Cleantech Entrepreneurs Not Feelin’ the Love at the NY Venture Summit
Anyone coming to New York City who expects to see selfless acts of warmth and empathy for one’s fellow man clearly has no understanding of the spirit of the place. Having said that, my experience at the 2011 New York Venture Summit went beyond the pale in terms of sheer mean-spiritedness.
Let me set the stage: 75 entrepreneurs in life sciences and cleantech each had seven pressure-packed minutes to present their business plans in PowerPoint to a panel of 8 – 10 venture capitalists. Most presenters were visibly nervous–and who wouldn’t be? A room packed to the rafters with judges and fellow contestants, each waiting anxiously for his name to be called. At the appointed time, the speaker would come to the stage and make a pitch that could either culminate in the few million dollars of funding necessary to get his “baby” off the ground, or, 100 times more likely, rejection.

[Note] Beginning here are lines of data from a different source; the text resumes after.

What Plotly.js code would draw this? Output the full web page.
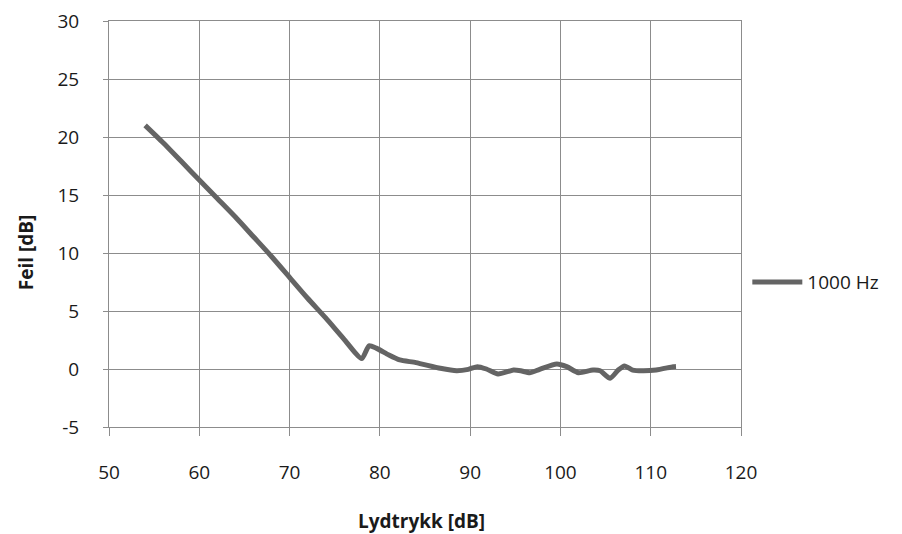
<!DOCTYPE html>
<html>
<head>
<meta charset="utf-8">
<script src="https://cdn.plot.ly/plotly-3.0.1.min.js"></script>
<style>html,body{margin:0;padding:0;background:#fff;}#chart{width:902px;height:534px;}</style>
</head>
<body>
<div id="chart"></div>
<script>
const seriesName = "1000 Hz";
const xTitle = "Lydtrykk [dB]";
const yTitle = "Feil [dB]";
const lydtrykk = [54, 56, 58, 60, 62, 64, 66, 68, 70, 72, 74, 76, 78, 78.8, 79.6, 81, 82.2, 84, 86.7, 88.5, 89.8, 90.8, 91.8, 93.1, 94.8, 95.6, 96.6, 97.7, 99.6, 100.7, 102, 103.6, 104.4, 105.5, 106.4, 107.1, 108, 109.1, 110.6, 112.5, 112.8];
const feil = [21.0, 19.5, 17.9, 16.3, 14.7, 13.1, 11.4, 9.7, 7.9, 6.1, 4.4, 2.6, 0.9, 2.0, 1.8, 1.2, 0.78, 0.55, 0.06, -0.15, -0.03, 0.2, 0.0, -0.43, -0.09, -0.15, -0.32, -0.03, 0.43, 0.2, -0.32, -0.09, -0.15, -0.8, -0.09, 0.26, -0.09, -0.15, -0.09, 0.2, 0.22];
const xTicks = [50, 60, 70, 80, 90, 100, 110, 120];
const yTicks = [-5, 0, 5, 10, 15, 20, 25, 30];

const fontFam = "'Open Sans', sans-serif";
const txtColor = '#1a1a1a';
const grid = '#8c8c8c';
const trace = {
  x: lydtrykk, y: feil, type: 'scatter', mode: 'lines', name: seriesName,
  line: {color: '#646464', width: 5, shape: 'spline', smoothing: 0.6}
};
const layout = {
  width: 902, height: 534,
  margin: {l: 109, r: 161, t: 21, b: 107},
  paper_bgcolor: '#fff', plot_bgcolor: '#fff',
  font: {family: fontFam, size: 19, color: txtColor},
  showlegend: true,
  legend: {x: 1.01, xanchor: 'left', y: 0.357, yanchor: 'middle', font: {size: 19, color: txtColor}, itemwidth: 50, bgcolor: 'rgba(0,0,0,0)'},
  xaxis: {
    range: [50, 120], tickvals: xTicks, ticktext: xTicks.map(String),
    showgrid: true, gridcolor: grid, gridwidth: 1,
    showline: true, linecolor: grid, linewidth: 1, mirror: true,
    ticks: 'outside', ticklen: 8, tickcolor: grid,
    ticklabelstandoff: 20, zeroline: false
  },
  yaxis: {
    range: [-5, 30], tickvals: yTicks, ticktext: yTicks.map(String),
    showgrid: true, gridcolor: grid, gridwidth: 1,
    showline: true, linecolor: grid, linewidth: 1, mirror: true,
    ticks: 'outside', ticklen: 5, tickcolor: grid,
    ticklabelstandoff: 20, zeroline: false
  },
  annotations: [
    {text: '<b>' + xTitle + '</b>', xref: 'paper', yref: 'paper', x: 0.494, y: -0.232, xanchor: 'center', yanchor: 'middle', showarrow: false, font: {size: 19, color: txtColor}},
    {text: '<b>' + yTitle + '</b>', xref: 'paper', yref: 'paper', x: -0.13, y: 0.43, xanchor: 'center', yanchor: 'middle', textangle: -90, showarrow: false, font: {size: 19, color: txtColor}}
  ]
};
Plotly.newPlot('chart', [trace], layout, {displayModeBar: false, staticPlot: true});
</script>
</body>
</html>
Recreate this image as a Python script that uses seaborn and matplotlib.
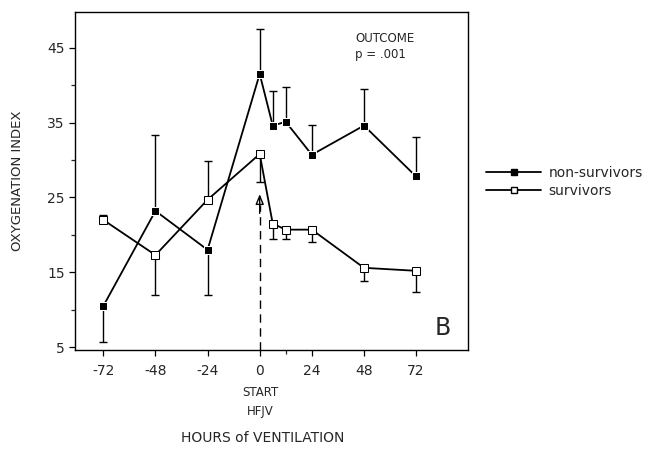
import numpy as np
import pandas as pd
import matplotlib
matplotlib.use("Agg")
import matplotlib.pyplot as plt
import seaborn as sns
from matplotlib.lines import Line2D

# données
hours = [-72, -48, -24, 0, 6, 12, 24, 48, 72]
non_surv = [10.5, 23.2, 18.0, 41.5, 34.6, 35.1, 30.7, 34.6, 27.8]
non_surv_lo = [4.8, 0, 6.0, 0, 0, 0, 0, 0, 0]
non_surv_hi = [0, 10.1, 0, 6.0, 4.6, 4.7, 4.0, 4.9, 5.3]
surv = [22.0, 17.3, 24.7, 30.8, 21.5, 20.7, 20.7, 15.6, 15.2]
surv_lo = [0, 5.3, 0, 3.8, 2.0, 1.2, 1.7, 1.8, 2.8]
surv_hi = [0.6, 0, 5.2, 0, 0, 0, 0, 0, 0]

x_ticks = [-72, -48, -24, 0, 24, 48, 72]
y_ticks = [5, 15, 25, 35, 45]

sns.set_style("ticks")
plt.rcParams['font.family'] = ['DejaVu Sans']
plt.rcParams['axes.unicode_minus'] = False

df = pd.DataFrame({
    "hours": hours * 2,
    "oi": non_surv + surv,
    "group": ["non-survivors"] * len(hours) + ["survivors"] * len(hours),
})

fig = plt.figure(figsize=(6.53, 4.53), dpi=100)
ax = fig.add_axes([0.115, 0.227, 0.602, 0.747])

# barres d'erreur unilatérales
ax.errorbar(hours, non_surv, yerr=[non_surv_lo, non_surv_hi], fmt="none",
            ecolor="black", elinewidth=1.0, capsize=3, capthick=1.0, zorder=2)
ax.errorbar(hours, surv, yerr=[surv_lo, surv_hi], fmt="none",
            ecolor="black", elinewidth=1.0, capsize=3, capthick=1.0, zorder=2)

sns.lineplot(data=df, x="hours", y="oi", hue="group", style="group",
             palette={"non-survivors": "black", "survivors": "black"},
             markers={"non-survivors": "s", "survivors": "s"}, dashes=False,
             linewidth=1.3, markersize=5.5, ax=ax, legend=False, zorder=3)
# remplissage blanc pour les survivants
lines = ax.get_lines()
lines[-1].set_markerfacecolor("white")
lines[-1].set_markeredgecolor("black")
lines[-2].set_markerfacecolor("black")

# début HFJV
ax.plot([0, 0], [4.6, 24.0], color="black", lw=1.0, ls=(0, (6, 4)), zorder=1)
ax.annotate("", xy=(0, 25.8), xytext=(0, 22.5),
            arrowprops=dict(arrowstyle="-|>,head_width=0.25,head_length=0.6",
                            color="black", lw=1.0, fill=False))

ax.set_xlim(-85, 96)
ax.set_ylim(4.6, 49.8)
ax.set_xticks(x_ticks)
ax.set_xticks([12], minor=True)
ax.set_yticks(y_ticks)
ax.set_yticks([10, 20, 30, 40], minor=True)
ax.tick_params(axis="both", labelsize=10, length=4, width=0.9, color="black")
ax.tick_params(axis="both", which="minor", length=3, width=0.9)
ax.tick_params(axis="x", pad=6)
for s in ax.spines.values():
    s.set_linewidth(1.0)
    s.set_color("black")

ax.set_xlabel("")
ax.set_ylabel("OXYGENATION INDEX", fontsize=9.5)
ax.yaxis.set_label_coords(-0.13, 0.5)

ax.text(0.713, 0.94, "OUTCOME\np = .001", transform=ax.transAxes,
        fontsize=8.5, va="top", ha="left", linespacing=1.3)
ax.text(0.935, 0.03, "B", transform=ax.transAxes, fontsize=17,
        ha="center", va="bottom")

fig.text(260 / 653, 1 - 402 / 453, "START\nHFJV", fontsize=8.5,
         ha="center", va="center", linespacing=1.6)
fig.text(263 / 653, 1 - 438 / 453, "HOURS of VENTILATION", fontsize=10,
         ha="center", va="center")

# légende hors du cadre
handles = [
    Line2D([], [], color="black", lw=1.3, marker="s", markersize=4,
           markerfacecolor="black"),
    Line2D([], [], color="black", lw=1.3, marker="s", markersize=4,
           markerfacecolor="white"),
]
fig.legend(handles, ["non-survivors", "survivors"], loc="center left",
           bbox_to_anchor=(0.725, 0.598), frameon=False, fontsize=10,
           handlelength=4.0, handletextpad=0.5, labelspacing=0.3)

fig.savefig("out.png", dpi=100)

And when I say “rejection,” you had to see it to believe it. The VCs were (for some reason) asked to comment on each plan after it was presented. And these comments were uniformly critical, some in constructive ways, I’ll grant, but, for the most part, they were unkind, and occasionally quite vicious.
A smirking wunderkind from Khosla Ventures (whom I desperately wanted to slap) and the guy sitting next to him from Kleiner Perkins often turned to one another and snickered audibly at presenters’ statements they considered inappropriate. A panelist from another firm grilled a presenter (a PhD in materials science) on a business point after his talk. “I understand,” said the presenter humbly in response to the criticism. “Yeah right,” his tormentor mocked with obvious sarcasm.
Maybe I lack the thick skin required to deal effectively in today’s world. Or maybe I’m taking too much pity on the victim in this master-slave relationship. After all, the VCs have the money, and the entrepreneurs desperately need it; beggars cannot demand to be treated with respect and kindness. But have we come to this? Some of the smartest, most driven people on Earth, many with fantastic breakthrough ideas–developed over years, in some cases decades of work–being publicly ridiculed by a team of snotty young MBAs?
Had I not been paid to be there, I would have left before lunch. As I told the conference organizers, “Good conference overall, but this idea of rude, arrogant pigs heckling the presenters–often in the middle of their talks–is really deplorable. It’s shameful. Don’t expect to see me next year.”